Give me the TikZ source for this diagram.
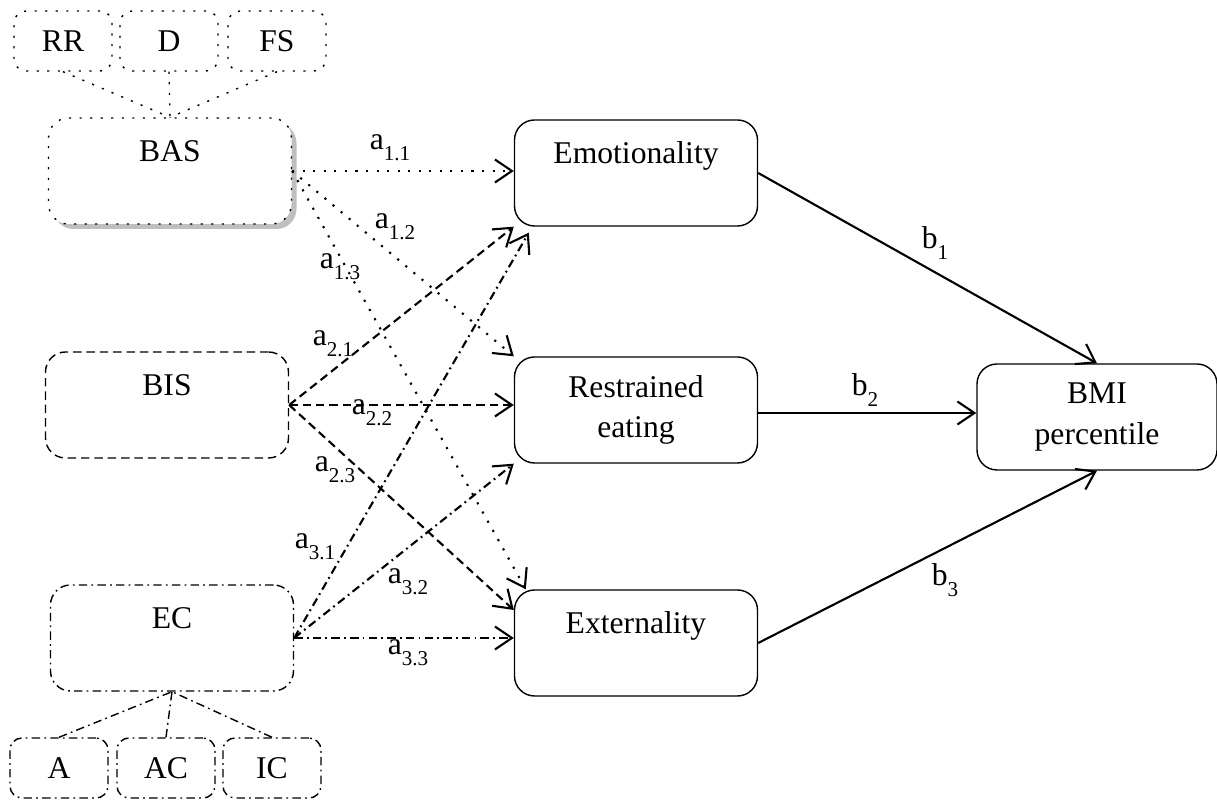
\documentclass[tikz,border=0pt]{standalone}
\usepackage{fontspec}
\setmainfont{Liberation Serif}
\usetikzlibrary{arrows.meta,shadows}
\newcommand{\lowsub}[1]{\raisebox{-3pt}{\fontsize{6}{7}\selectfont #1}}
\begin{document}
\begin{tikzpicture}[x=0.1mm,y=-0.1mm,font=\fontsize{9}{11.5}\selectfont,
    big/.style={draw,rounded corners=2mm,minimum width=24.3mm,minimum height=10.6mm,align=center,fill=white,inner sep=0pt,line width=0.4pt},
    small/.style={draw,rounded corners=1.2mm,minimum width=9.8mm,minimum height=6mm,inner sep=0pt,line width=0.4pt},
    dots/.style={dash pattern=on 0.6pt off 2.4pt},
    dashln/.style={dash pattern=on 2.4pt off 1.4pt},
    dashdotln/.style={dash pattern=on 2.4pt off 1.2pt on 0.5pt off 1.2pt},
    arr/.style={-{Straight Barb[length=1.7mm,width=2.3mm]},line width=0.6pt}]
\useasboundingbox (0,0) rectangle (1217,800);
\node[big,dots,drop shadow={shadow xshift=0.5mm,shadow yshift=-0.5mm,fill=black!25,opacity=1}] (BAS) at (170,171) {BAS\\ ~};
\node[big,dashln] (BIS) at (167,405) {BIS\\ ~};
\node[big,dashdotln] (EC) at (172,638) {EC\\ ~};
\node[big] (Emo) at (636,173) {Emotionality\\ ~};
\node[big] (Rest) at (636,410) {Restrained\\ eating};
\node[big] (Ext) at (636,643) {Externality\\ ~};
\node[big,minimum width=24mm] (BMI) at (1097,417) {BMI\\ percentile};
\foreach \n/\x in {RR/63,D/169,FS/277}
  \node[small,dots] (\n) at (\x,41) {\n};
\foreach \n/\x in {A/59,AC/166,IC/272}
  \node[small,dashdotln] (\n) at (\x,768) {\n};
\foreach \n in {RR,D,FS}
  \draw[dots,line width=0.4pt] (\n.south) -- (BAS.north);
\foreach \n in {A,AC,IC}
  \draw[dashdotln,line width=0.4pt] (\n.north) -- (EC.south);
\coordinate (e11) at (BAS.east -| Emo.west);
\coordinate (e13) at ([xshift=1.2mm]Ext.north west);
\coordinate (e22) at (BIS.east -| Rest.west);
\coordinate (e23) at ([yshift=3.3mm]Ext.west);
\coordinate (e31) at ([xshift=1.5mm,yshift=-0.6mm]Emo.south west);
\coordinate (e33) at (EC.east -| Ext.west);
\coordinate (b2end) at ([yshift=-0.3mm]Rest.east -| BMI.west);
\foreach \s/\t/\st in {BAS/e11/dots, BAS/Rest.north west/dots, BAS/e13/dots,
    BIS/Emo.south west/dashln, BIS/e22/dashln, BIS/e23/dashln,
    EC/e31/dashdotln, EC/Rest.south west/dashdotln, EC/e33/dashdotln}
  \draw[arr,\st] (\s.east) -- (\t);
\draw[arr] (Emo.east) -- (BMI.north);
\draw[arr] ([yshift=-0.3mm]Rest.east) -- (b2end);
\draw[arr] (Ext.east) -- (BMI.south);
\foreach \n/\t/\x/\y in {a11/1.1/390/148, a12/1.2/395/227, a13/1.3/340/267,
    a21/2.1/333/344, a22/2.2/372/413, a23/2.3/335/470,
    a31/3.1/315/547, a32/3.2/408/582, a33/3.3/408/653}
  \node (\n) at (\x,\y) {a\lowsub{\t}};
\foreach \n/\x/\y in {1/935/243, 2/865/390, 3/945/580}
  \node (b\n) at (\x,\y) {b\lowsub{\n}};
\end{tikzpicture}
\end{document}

============================================================

Request ▸ Copy the whole of the material above exactly, but not its images.

Completed task ▸
Give me the TikZ source for this diagram.
\documentclass[tikz,border=0pt]{standalone}
\usepackage{fontspec}
\setmainfont{Liberation Serif}
\usetikzlibrary{arrows.meta,shadows}
\newcommand{\lowsub}[1]{\raisebox{-3pt}{\fontsize{6}{7}\selectfont #1}}
\begin{document}
\begin{tikzpicture}[x=0.1mm,y=-0.1mm,font=\fontsize{9}{11.5}\selectfont,
    big/.style={draw,rounded corners=2mm,minimum width=24.3mm,minimum height=10.6mm,align=center,fill=white,inner sep=0pt,line width=0.4pt},
    small/.style={draw,rounded corners=1.2mm,minimum width=9.8mm,minimum height=6mm,inner sep=0pt,line width=0.4pt},
    dots/.style={dash pattern=on 0.6pt off 2.4pt},
    dashln/.style={dash pattern=on 2.4pt off 1.4pt},
    dashdotln/.style={dash pattern=on 2.4pt off 1.2pt on 0.5pt off 1.2pt},
    arr/.style={-{Straight Barb[length=1.7mm,width=2.3mm]},line width=0.6pt}]
\useasboundingbox (0,0) rectangle (1217,800);
\node[big,dots,drop shadow={shadow xshift=0.5mm,shadow yshift=-0.5mm,fill=black!25,opacity=1}] (BAS) at (170,171) {BAS\\ ~};
\node[big,dashln] (BIS) at (167,405) {BIS\\ ~};
\node[big,dashdotln] (EC) at (172,638) {EC\\ ~};
\node[big] (Emo) at (636,173) {Emotionality\\ ~};
\node[big] (Rest) at (636,410) {Restrained\\ eating};
\node[big] (Ext) at (636,643) {Externality\\ ~};
\node[big,minimum width=24mm] (BMI) at (1097,417) {BMI\\ percentile};
\foreach \n/\x in {RR/63,D/169,FS/277}
  \node[small,dots] (\n) at (\x,41) {\n};
\foreach \n/\x in {A/59,AC/166,IC/272}
  \node[small,dashdotln] (\n) at (\x,768) {\n};
\foreach \n in {RR,D,FS}
  \draw[dots,line width=0.4pt] (\n.south) -- (BAS.north);
\foreach \n in {A,AC,IC}
  \draw[dashdotln,line width=0.4pt] (\n.north) -- (EC.south);
\coordinate (e11) at (BAS.east -| Emo.west);
\coordinate (e13) at ([xshift=1.2mm]Ext.north west);
\coordinate (e22) at (BIS.east -| Rest.west);
\coordinate (e23) at ([yshift=3.3mm]Ext.west);
\coordinate (e31) at ([xshift=1.5mm,yshift=-0.6mm]Emo.south west);
\coordinate (e33) at (EC.east -| Ext.west);
\coordinate (b2end) at ([yshift=-0.3mm]Rest.east -| BMI.west);
\foreach \s/\t/\st in {BAS/e11/dots, BAS/Rest.north west/dots, BAS/e13/dots,
    BIS/Emo.south west/dashln, BIS/e22/dashln, BIS/e23/dashln,
    EC/e31/dashdotln, EC/Rest.south west/dashdotln, EC/e33/dashdotln}
  \draw[arr,\st] (\s.east) -- (\t);
\draw[arr] (Emo.east) -- (BMI.north);
\draw[arr] ([yshift=-0.3mm]Rest.east) -- (b2end);
\draw[arr] (Ext.east) -- (BMI.south);
\foreach \n/\t/\x/\y in {a11/1.1/390/148, a12/1.2/395/227, a13/1.3/340/267,
    a21/2.1/333/344, a22/2.2/372/413, a23/2.3/335/470,
    a31/3.1/315/547, a32/3.2/408/582, a33/3.3/408/653}
  \node (\n) at (\x,\y) {a\lowsub{\t}};
\foreach \n/\x/\y in {1/935/243, 2/865/390, 3/945/580}
  \node (b\n) at (\x,\y) {b\lowsub{\n}};
\end{tikzpicture}
\end{document}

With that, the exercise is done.